As a preview of the results, while they didn’t achieve anywhere near the advertised 250 mbps (~31 MB/s) in each direction, they did perform much better than older generation powerline adapters I’ve used.  When I plugged in the adapters, the Netgear software reported that I was getting ~220 Mbps in each direction, which was encouraging, but ultimately not even close to accurate.

In addition to testing the adapters, I also wanted to test the efficiencies of different network protocols to see what would work best for streaming HD content to my XBMC / MythTV box.  Below are the results.

Testing was done using commands like the following on a Ubuntu Linux machine that tests reads and write speeds to network-mounted disk. 

Write: time dd if=/dev/zero of=/mnt/storagesmb/testfilesmb1 bs=16k count=16384
Read:  time dd if=/mnt/storagesmb/testfilesmb1 of=/dev/null bs=16k

Since the focus of my testing was primarily to verify read speeds from a media frontend to a backend storage server, I did not do significant write testing.

Disk Read/Write Test Results:

Protocol Test Type File Size Rsize (nfs) Throughput
SMB Write 256MB na 03.8 MB/s
SMB Read 256MB na 03.9 MB/s
NFS v3 Write 256MB na 05.4 MB/s
NFS v3 Read 256MB 16,384 09.3 MB/s
NFS v3 Read 256MB 32,768 10.8 MB/s

Next, a separate set of tests was done using iperf between two Ubuntu Linux machines.  The server resides on a large RAID array capable of reads and writes upwards of 500 MB/s, so disk speeds were not a limitation in this testing. 

In theory, the iperf test should remove most inefficiencies related to network protocol and show raw throughput.
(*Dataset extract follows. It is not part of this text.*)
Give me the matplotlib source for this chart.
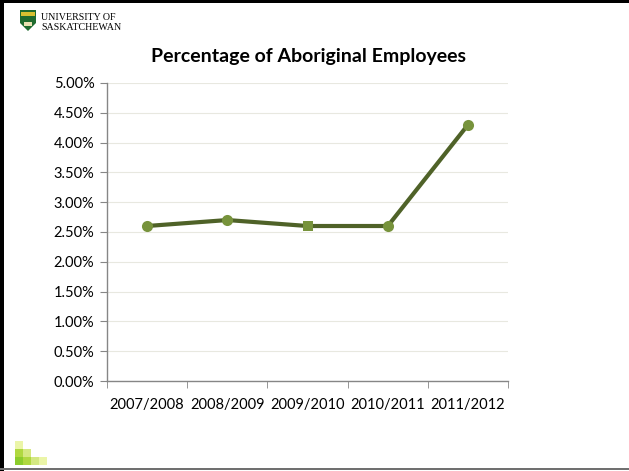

As it turns out, the results are very similar to the NFS testing above, which speaks well of the NFS protocol.

iperf results:

Client connecting to, TCP port 5001
TCP window size: 16.0 KByte (default)
[  3] local port 42245 connected with port 5001
[ ID] Interval       Transfer     Bandwidth
[  3]  0.0-10.0 sec  90.8 MBytes  75.9 Mbits/sec (9.49 MB/s)
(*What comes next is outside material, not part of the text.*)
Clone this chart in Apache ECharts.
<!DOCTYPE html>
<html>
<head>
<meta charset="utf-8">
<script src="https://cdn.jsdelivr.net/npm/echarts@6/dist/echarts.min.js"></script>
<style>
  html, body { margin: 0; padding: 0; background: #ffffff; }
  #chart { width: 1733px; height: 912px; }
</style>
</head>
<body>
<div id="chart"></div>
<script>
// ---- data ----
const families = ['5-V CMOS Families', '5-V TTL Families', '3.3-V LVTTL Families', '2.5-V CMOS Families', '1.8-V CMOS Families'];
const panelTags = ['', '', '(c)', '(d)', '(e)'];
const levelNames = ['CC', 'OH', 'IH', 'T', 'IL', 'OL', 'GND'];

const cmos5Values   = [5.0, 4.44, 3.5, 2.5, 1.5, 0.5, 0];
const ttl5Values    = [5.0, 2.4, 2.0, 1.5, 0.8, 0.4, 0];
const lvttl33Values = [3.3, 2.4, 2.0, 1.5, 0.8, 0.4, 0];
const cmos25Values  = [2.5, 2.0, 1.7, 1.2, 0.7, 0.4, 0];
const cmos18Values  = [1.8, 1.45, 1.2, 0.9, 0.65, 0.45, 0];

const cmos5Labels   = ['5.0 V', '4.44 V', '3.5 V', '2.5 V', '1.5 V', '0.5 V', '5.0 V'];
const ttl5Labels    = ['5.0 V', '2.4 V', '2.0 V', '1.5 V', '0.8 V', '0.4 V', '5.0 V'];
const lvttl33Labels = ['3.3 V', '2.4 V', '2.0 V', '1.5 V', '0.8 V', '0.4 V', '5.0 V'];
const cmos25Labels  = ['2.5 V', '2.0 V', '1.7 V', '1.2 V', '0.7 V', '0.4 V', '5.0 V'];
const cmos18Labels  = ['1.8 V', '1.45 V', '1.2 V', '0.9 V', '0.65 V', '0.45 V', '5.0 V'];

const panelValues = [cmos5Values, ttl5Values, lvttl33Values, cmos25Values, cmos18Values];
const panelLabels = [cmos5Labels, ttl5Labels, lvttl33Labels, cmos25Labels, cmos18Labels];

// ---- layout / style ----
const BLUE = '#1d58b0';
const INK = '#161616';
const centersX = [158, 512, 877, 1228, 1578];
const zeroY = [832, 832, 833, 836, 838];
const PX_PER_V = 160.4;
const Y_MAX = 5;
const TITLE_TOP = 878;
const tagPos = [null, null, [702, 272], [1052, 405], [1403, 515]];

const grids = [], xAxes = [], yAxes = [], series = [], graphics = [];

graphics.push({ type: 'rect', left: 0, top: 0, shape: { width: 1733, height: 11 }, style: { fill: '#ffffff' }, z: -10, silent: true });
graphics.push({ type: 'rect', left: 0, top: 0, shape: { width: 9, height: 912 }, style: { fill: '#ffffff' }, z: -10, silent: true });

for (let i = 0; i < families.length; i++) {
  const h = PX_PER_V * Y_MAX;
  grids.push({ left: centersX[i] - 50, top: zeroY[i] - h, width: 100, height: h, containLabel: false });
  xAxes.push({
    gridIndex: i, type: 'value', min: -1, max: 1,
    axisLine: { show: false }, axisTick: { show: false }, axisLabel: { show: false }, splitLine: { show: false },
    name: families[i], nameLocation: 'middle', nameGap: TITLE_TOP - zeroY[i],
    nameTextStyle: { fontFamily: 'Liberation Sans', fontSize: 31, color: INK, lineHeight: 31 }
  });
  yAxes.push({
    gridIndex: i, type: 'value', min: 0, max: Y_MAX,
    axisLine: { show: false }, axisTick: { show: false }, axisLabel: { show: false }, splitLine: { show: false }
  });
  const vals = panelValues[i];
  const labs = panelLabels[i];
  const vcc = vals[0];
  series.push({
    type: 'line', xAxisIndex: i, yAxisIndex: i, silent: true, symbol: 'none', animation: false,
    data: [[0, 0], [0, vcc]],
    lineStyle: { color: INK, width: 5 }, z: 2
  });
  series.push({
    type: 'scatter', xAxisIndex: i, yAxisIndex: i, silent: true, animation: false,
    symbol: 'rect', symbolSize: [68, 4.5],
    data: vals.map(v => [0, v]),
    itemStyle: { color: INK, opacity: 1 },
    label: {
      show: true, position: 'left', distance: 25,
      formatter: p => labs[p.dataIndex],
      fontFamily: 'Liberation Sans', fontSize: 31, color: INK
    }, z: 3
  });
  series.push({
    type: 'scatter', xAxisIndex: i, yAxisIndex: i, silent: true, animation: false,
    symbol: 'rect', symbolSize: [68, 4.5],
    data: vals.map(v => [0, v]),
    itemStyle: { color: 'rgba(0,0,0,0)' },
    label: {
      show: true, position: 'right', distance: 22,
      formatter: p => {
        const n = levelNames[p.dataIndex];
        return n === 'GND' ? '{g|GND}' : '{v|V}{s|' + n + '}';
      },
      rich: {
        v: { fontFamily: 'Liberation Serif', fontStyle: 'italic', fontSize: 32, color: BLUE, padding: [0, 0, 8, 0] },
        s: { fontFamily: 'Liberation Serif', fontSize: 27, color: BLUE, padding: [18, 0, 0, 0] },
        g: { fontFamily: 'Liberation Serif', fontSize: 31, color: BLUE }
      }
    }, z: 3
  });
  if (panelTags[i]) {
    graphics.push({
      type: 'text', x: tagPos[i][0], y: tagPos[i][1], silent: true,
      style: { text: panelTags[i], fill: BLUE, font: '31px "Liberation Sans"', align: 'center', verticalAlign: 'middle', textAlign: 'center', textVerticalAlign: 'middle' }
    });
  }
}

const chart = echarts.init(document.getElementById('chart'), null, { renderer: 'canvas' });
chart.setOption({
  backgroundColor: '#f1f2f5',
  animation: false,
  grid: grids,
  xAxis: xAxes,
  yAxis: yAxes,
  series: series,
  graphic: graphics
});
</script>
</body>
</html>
Client connecting to, TCP port 5001
TCP window size: 55.0 KByte (default)
[  5] local port 60753 connected with port 5001
[  4] local port 5001 connected with port 59780
[ ID] Interval       Transfer     Bandwidth
[  5]  0.0-10.0 sec  57.4 MBytes  48.0 Mbits/sec (6.00 MB/s)
[  4]  0.0-10.1 sec  43.0 MBytes  35.7 Mbits/sec (4.46 MB/s)

Combined => ~83.7 Mbits/sec (10.46 MB/s)

SMB vs. NFS Conclusion:
While this is probably no surprise to many, NFS is vastly more efficient.  Using the same commands and testing read speeds with a 32k rsize, nfs outperforms smb by ~280%

The difference was noticeable on XBMC performance as well.  When my network shares were mounted using SMB, I was unable to smoothly stream high bitrate uncompressed 1080p bluray rips (i.e. Avatar).  However, when using NFS, it played absolutely everything I could throw at it.

Netgear XAVB5001 Conclusion:

Bottom line, if your wiring is fairly modern and free of interference, while these adapters fall far short of their advertised 500 Mbps speeds, they should be more than capable of streaming your uncompressed HD content if you can serve your files via NFS.  Even if you are stuck using SMB (Windows network file sharing), most of your content will work without issue, but high bitrate uncompressed bluray will likely not play 100% smoothly.


  1. What kind of latency do you get with these? I've been wondering lately if my wireless connection (using a Linksys E4200, connecting on the 2.4 GHz band using wireless N (that band is also carrying a wireless g connection) would use the 5GHz band, but the adapter I bought is broken) is causing higher latency for gaming.

  2. I don't remember exactly, but do recall that it was higher than when using my wireless network. Maybe 30 ms, but really I'm just guessing. I don't have them plugged in any longer so unfortunately I don't have an easy way to give you exact numbers.

  3. Thanks for your article and testing effort. Recently I switched from SMB to NFS using OpenELEC on a Raspberry Pi 2 (incorporating a Powerline setup). Using SMB I had many frame drops on FullHD material. When I switched to NFS they were almost completely gone.